Я вышел крадучись и проскользнул в маленький двор, отделявший нас от церкви, дверь была полуоткрыта, и я вошел без шума. Свечи около катафалка слабо освещали обширную базилику. Я и не взглянул на покойника, мало интересовавшего меня; все внимание мое было сосредоточено на двух аналоях вправо от катафалка. За одним сидела пожилая женщина и, кажется, дремала, а за другим, на коленях, с прикованными к гробу глазами, находилась Розалинда в глубоком трауре. Я ясно видел ее прекрасное бледное лицо; она была спокойна и не в таком отчаянии, как при смерти Рабенау; но она очень похудела, и на губах появилась мрачная, горькая складка, которой я раньше не замечал. Было ли это последствием смерти брата или результатом супружеской жизни с Куртом? Я много дал бы, чтобы узнать правду; но, несмотря на свое горе, она была так прекрасна, что вид ее околдовал меня, и в мозгу моем родился безумный, преступный замысел. Последний проблеск сознания говорил мне: «Безумец, ты губишь себя».

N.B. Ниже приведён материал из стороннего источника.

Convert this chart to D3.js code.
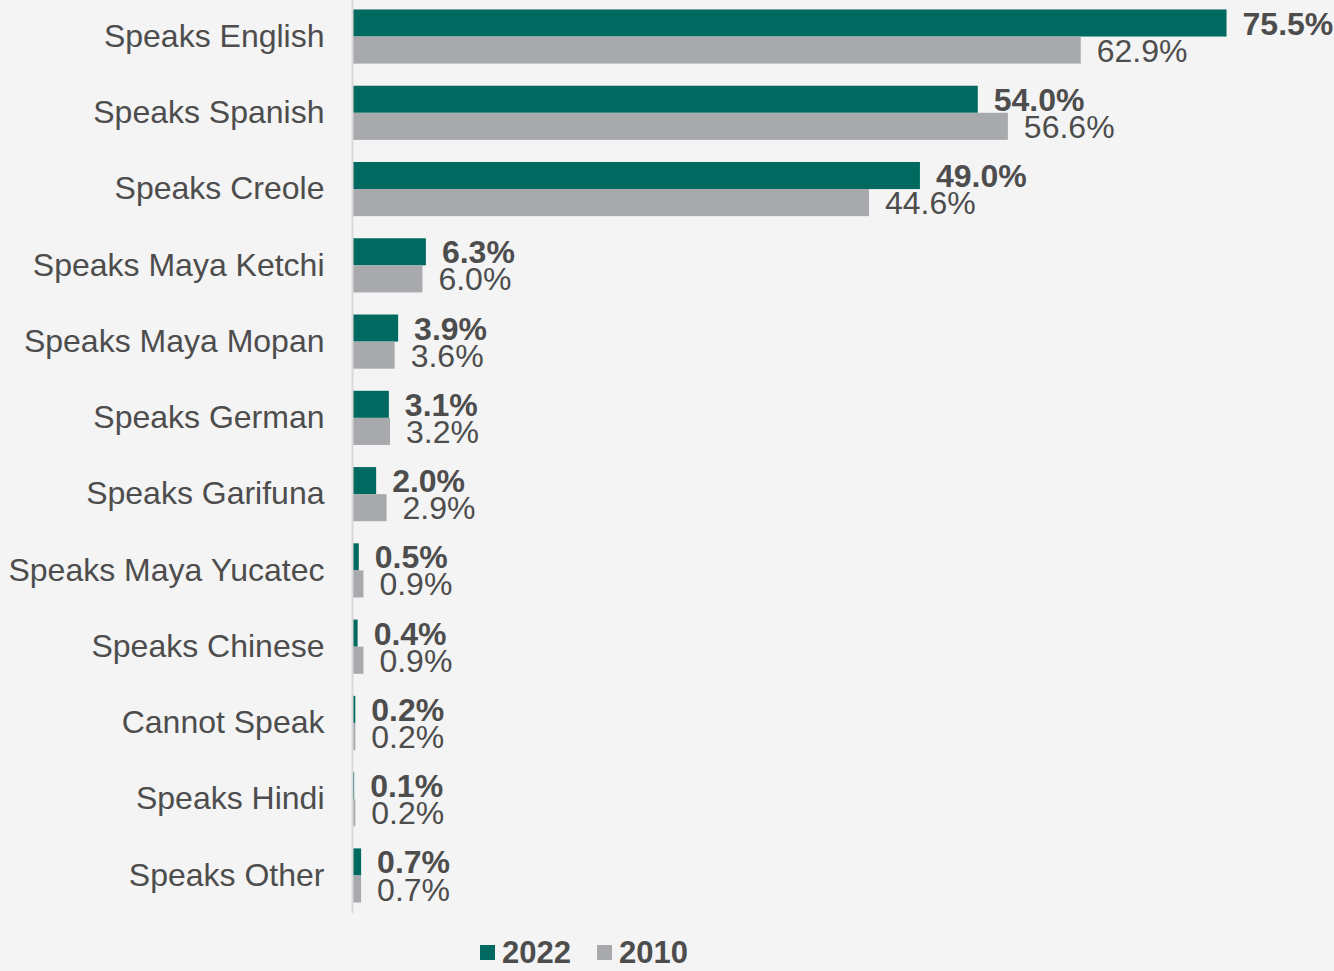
<!DOCTYPE html>
<html>
<head>
<meta charset="utf-8">
<script src="https://cdn.jsdelivr.net/npm/d3@7"></script>
<style>
  html, body { margin: 0; padding: 0; background: #f4f4f4; }
  svg { display: block; font-family: "Liberation Sans", Arial, sans-serif; }
</style>
</head>
<body>
<div id="chart"></div>
<script>
// chart data
var categories = ["Speaks English", "Speaks Spanish", "Speaks Creole", "Speaks Maya Ketchi",
  "Speaks Maya Mopan", "Speaks German", "Speaks Garifuna", "Speaks Maya Yucatec",
  "Speaks Chinese", "Cannot Speak", "Speaks Hindi", "Speaks Other"];
var series = ["2022", "2010"];
var values2022 = [75.5, 54.0, 49.0, 6.3, 3.9, 3.1, 2.0, 0.5, 0.4, 0.2, 0.1, 0.7];
var values2010 = [62.9, 56.6, 44.6, 6.0, 3.6, 3.2, 2.9, 0.9, 0.9, 0.2, 0.2, 0.7];

var width = 1334, height = 971;
var colors = { "2022": "#006a60", "2010": "#a7a9ac" };
var textColor = "#4d4d4d";
var fontSize = "32px";

var svg = d3.select("#chart")
    .append("svg")
    .attr("width", width)
    .attr("height", height);

svg.append("rect")
    .attr("width", width)
    .attr("height", height)
    .attr("fill", "#f4f4f4");

// build rows from the arrays
var rows = categories.map(function (c, i) {
  return { cat: c, "2022": values2022[i], "2010": values2010[i] };
});

// scales
var x = d3.scaleLinear()
    .domain([0, 80])
    .range([353, 353 + 80 * 11.57]);

var y = d3.scaleBand()
    .domain(categories)
    .range([-1.6, 913.6])
    .paddingInner(0.29)
    .paddingOuter(0.145);

var ySub = d3.scaleBand()
    .domain(series)
    .range([0, y.bandwidth()]);

// bars
var groups = svg.append("g").selectAll("g")
    .data(rows)
    .join("g")
    .attr("transform", function (d) { return "translate(0," + y(d.cat) + ")"; });

groups.selectAll("rect")
    .data(function (d) { return series.map(function (s) { return { key: s, value: d[s] }; }); })
    .join("rect")
    .attr("x", x(0))
    .attr("y", function (d) { return ySub(d.key); })
    .attr("width", function (d) { return x(d.value) - x(0); })
    .attr("height", ySub.bandwidth())
    .attr("fill", function (d) { return colors[d.key]; });

// value labels
groups.selectAll("text")
    .data(function (d) { return series.map(function (s) { return { key: s, value: d[s] }; }); })
    .join("text")
    .attr("x", function (d) { return x(d.value) + 16; })
    .attr("y", function (d) { return ySub(d.key) + ySub.bandwidth() / 2; })
    .attr("dy", "0.36em")
    .attr("fill", textColor)
    .style("font-size", fontSize)
    .style("font-weight", function (d) { return d.key === "2022" ? "bold" : "normal"; })
    .text(function (d) { return d.value.toFixed(1) + "%"; });

// y axis (category labels + light axis line)
var yAxis = svg.append("g")
    .attr("transform", "translate(" + (x(0) - 0.5) + ",0)")
    .call(d3.axisLeft(y).tickSize(0).tickPadding(28));
yAxis.select(".domain")
    .attr("stroke", "#d9d9d9")
    .attr("stroke-width", 2)
    .attr("d", "M0,0V913");
yAxis.selectAll("text")
    .attr("fill", textColor)
    .style("font-size", fontSize)
    .style("font-family", "'Liberation Sans', Arial, sans-serif");

// legend
var legendX = [480, 597];
var legend = svg.append("g").selectAll("g")
    .data(series)
    .join("g")
    .attr("transform", function (d, i) { return "translate(" + legendX[i] + ",945)"; });
legend.append("rect")
    .attr("width", 15)
    .attr("height", 15)
    .attr("fill", function (d) { return colors[d]; });
legend.append("text")
    .attr("x", 22)
    .attr("y", 7)
    .attr("dy", "0.36em")
    .attr("fill", textColor)
    .style("font-size", "31px")
    .style("font-weight", "bold")
    .text(function (d) { return d; });
</script>
</body>
</html>
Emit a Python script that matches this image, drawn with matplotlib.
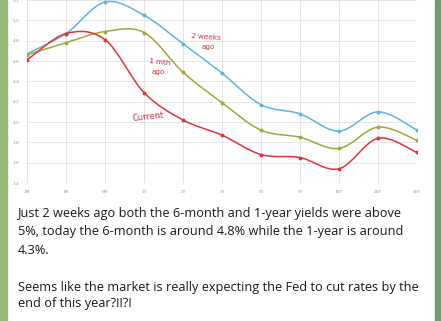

Но бурная страсть, кипевшая во мне, ослепляла меня. Я убил Левенберга, чтобы самому обладать этой женщиной, а не уступать Курту. Медленно и беззвучно подкрался я к ней сзади и, одной рукой зажав ей рот, а другой обхватив за талию, поднял свою жертву и выскочил с нею из церкви.
Опомнившись от первого испуга, Розалинда отчаянно отбивалась; была минута, когда она высвободила голову и закричала, но я уже был у своей кельи. Войдя туда, я обмотал ей голову ее длинным вуалем, а один конец засунул ей в рот, чтобы она не могла звать на помощь; затем, выпустив ее на минуту из рук, я заставил дверь и вернулся, чтобы схватить ее.
Однако с этой решительной женщиной я потерял много времени. Я увидел, что Розалинда высвободила голову из вуаля и стояла, прижавшись к стене; в маленькой руке ее блестел кинжал.
— Подлый разбойник, — проговорила она голосом, прерывавшимся от волнения и страха. — Посмей подойти ко мне, и я убью тебя. Помогите! Помогите!
Я думал, что лопну от бешенства, потому что в это время послышались шаги, начали стучать в дверь, и сам Бенедиктус повелительным голосом приказывал мне отпереть. Не помня более себя, я бросился к молодой женщине, пробуя обезоружить ее. Во время борьбы стол и табурет были опрокинуты, но я не успел покончить с нею, так как дверь с треском отворилась, опрокидывая нагроможденные мною вещи, и Бенедиктус появился в сопровождении Санктуса, Себастиана и целой толпы бритых голов.
При появлении их Розалинда выронила кинжал; тогда я, как пьяный, схватил его и вонзил ей в грудь.
Все дальнейшее осталось в моей памяти как смутный сон; я хотел убить и приора и преуспел бы в этом, но меня повалили на пол. Страшные, озлобленные лица кружились около меня; но конец сцены, слова приора и все остальное исчезло из моей памяти.

* * *

Острая боль в кистях рук окончательно вернула меня к действительности; я стоял на ногах, крепко связанный. Первый взгляд мой упал на Розалинду; окровавленная, она лежала на моей постели. Санктус и Бернгард, врач, перевязывали открытую рану. У меня не было ни малейшего сожаления; я хотел бы видеть ее мертвою.
Вход в дверь и коридор были запружены монахами, и меня не могли провести в тюрьму по распоряжению настоятеля. Сторожа мои остановились, и в эту минуту раздались скорые шаги; плотно стоявшая толпа расступилась, и в келью вошел ненавистный мне соперник Курт фон Рабенау. Взволнованный, я пристально взглянул на его бледное лицо, и то, чего не видели другие, любовь и ревность открыли мне.
Этот человек с женоподобными чертами совсем не испытывал тоски истинной любви и страха невозвратной потери; его холодный взгляд плохо скрывал внутреннее равнодушие. Может быть, он был бы доволен освободиться от жены? Я убил бы того, кто прикоснулся бы к ней; а он, хотя и видел во мне виновника покушения, удовольствовался тем, что окинул все окружающее оскорбленным и высокомерным взглядом.